Title

 
Transformative Constitutionalism as a Gateway to Africanisation and Decolonisation in Higher Education.
 
 
 

Abstract

 
The South African legal system is largely based on Roman-Dutch and English law. The common law, as it is often called, forms most of the legal principles which were developed by the courts prior to the advent of the country’s constitutional democracy, and in the years following the adoption of the Constitution of the Republic of South Africa, 1996 (hereafter “the Constitution”). In terms of section 39(2) of the Constitution, a court has a constitutional obligation to promote the spirit, purport and objects of the Bill of Rights when interpreting any legislation and when developing the common law or customary law.
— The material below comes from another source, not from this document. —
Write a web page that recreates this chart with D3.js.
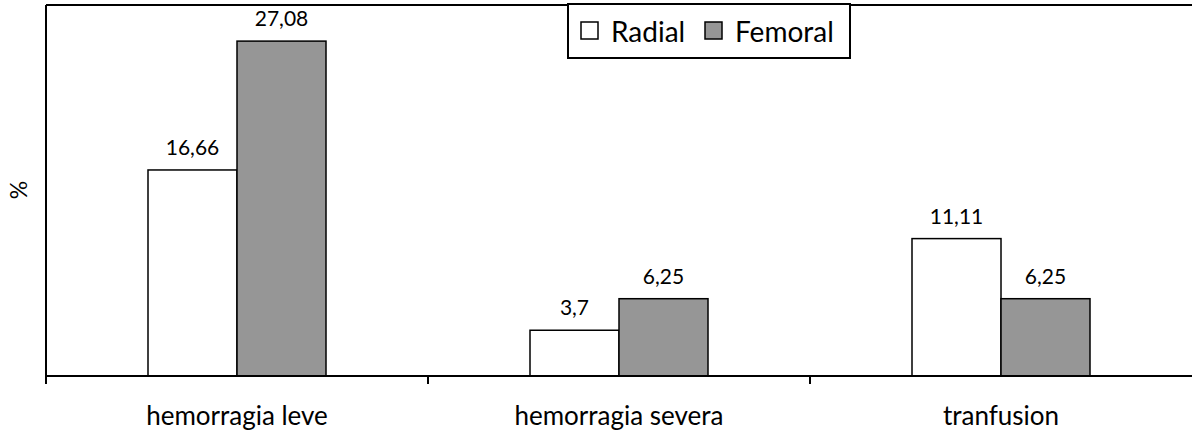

Equally, the Bill of Rights does not deny the existence of any other rights or freedoms that are recognised or conferred by the common law, customary law or legislation. This is however subject to the proviso that they are consistent with the Bill of Rights [1]. 
 
In the South African context, africanisation and decolonisation must be understood against the need to reform the legal order to repurpose and realign it with the quest for a just and a more equal society. It is against this backdrop that the notion of transformative constitutionalism arose as a distinctly South African concept that has since expanded to other legal traditions elsewhere [2]. Initially introduced by Karl Klare, the author describes transformative constitutionalism as “an enterprise of inducing large-scale social change through nonviolent political processes grounded in law” [3]. Equally, through the various rights in the Bill of Rights, the Constitution can be viewed as a transformative document. 
 
The scholarly definitions of africanisation and decolonisation also merits discussion. In a seminal article on the link between decolonisation and transformative constitutionalism, Sindane [4] posits “there is a very real difference between decolonisation, africanisation and transformative constitutionalism”. The author further notes that:
 
“decolonial theory and South Africa’s decolonial turn precisely rejects and criticises the post-1994 constitutional arrangement, therefore making transformative constitutionalism a misfit in the quest to decolonise and Africanise the LLB curriculum, and the commitment to decolonisation means to embrace a comprehensive rethink of South Africa, including its foundational chassis, the Constitution”.
 
This paper interrogates the extent to which the common law is at variance with the trilogy that is africanisation, decolonisation and transformative constitutionalism. It attempts to transformative constitutionalism cannot be achieved without a rethink of how africanisation and decolonisation fits into the broader spectrum of the South African legal system post-1994. A critical analysis of the link between the three concepts vis-à-vis the need to adopt an Afrocentric approach to the LLB curriculum is also conducted. The paper questions the common law as the foundational basis of the South African legal system, and the extent to which it is representative of indigenous African customs and traditions. Recommendations are made on how the LLB curriculum can be revised in order to be sufficiently reflective and adequately representative of the otherwise broadly diverse African cultures.
 
 
 

[1] Section 39(3) of the Constitution.

[2] Hailbronner “Transformative Constitutionalism” 2017 65 The American Journal of Comparative Law 527 532.

[3] Hailbronner supra, in reference to Klare “Legal Culture and Transformative Constitutionalism” 1998 14 South African Journal of Human Rights 146 150.

[4] Sindane “Why Decolonisation and Not Transformative Constitutionalism” 2021 21 Pretoria Student Law Review 236 238.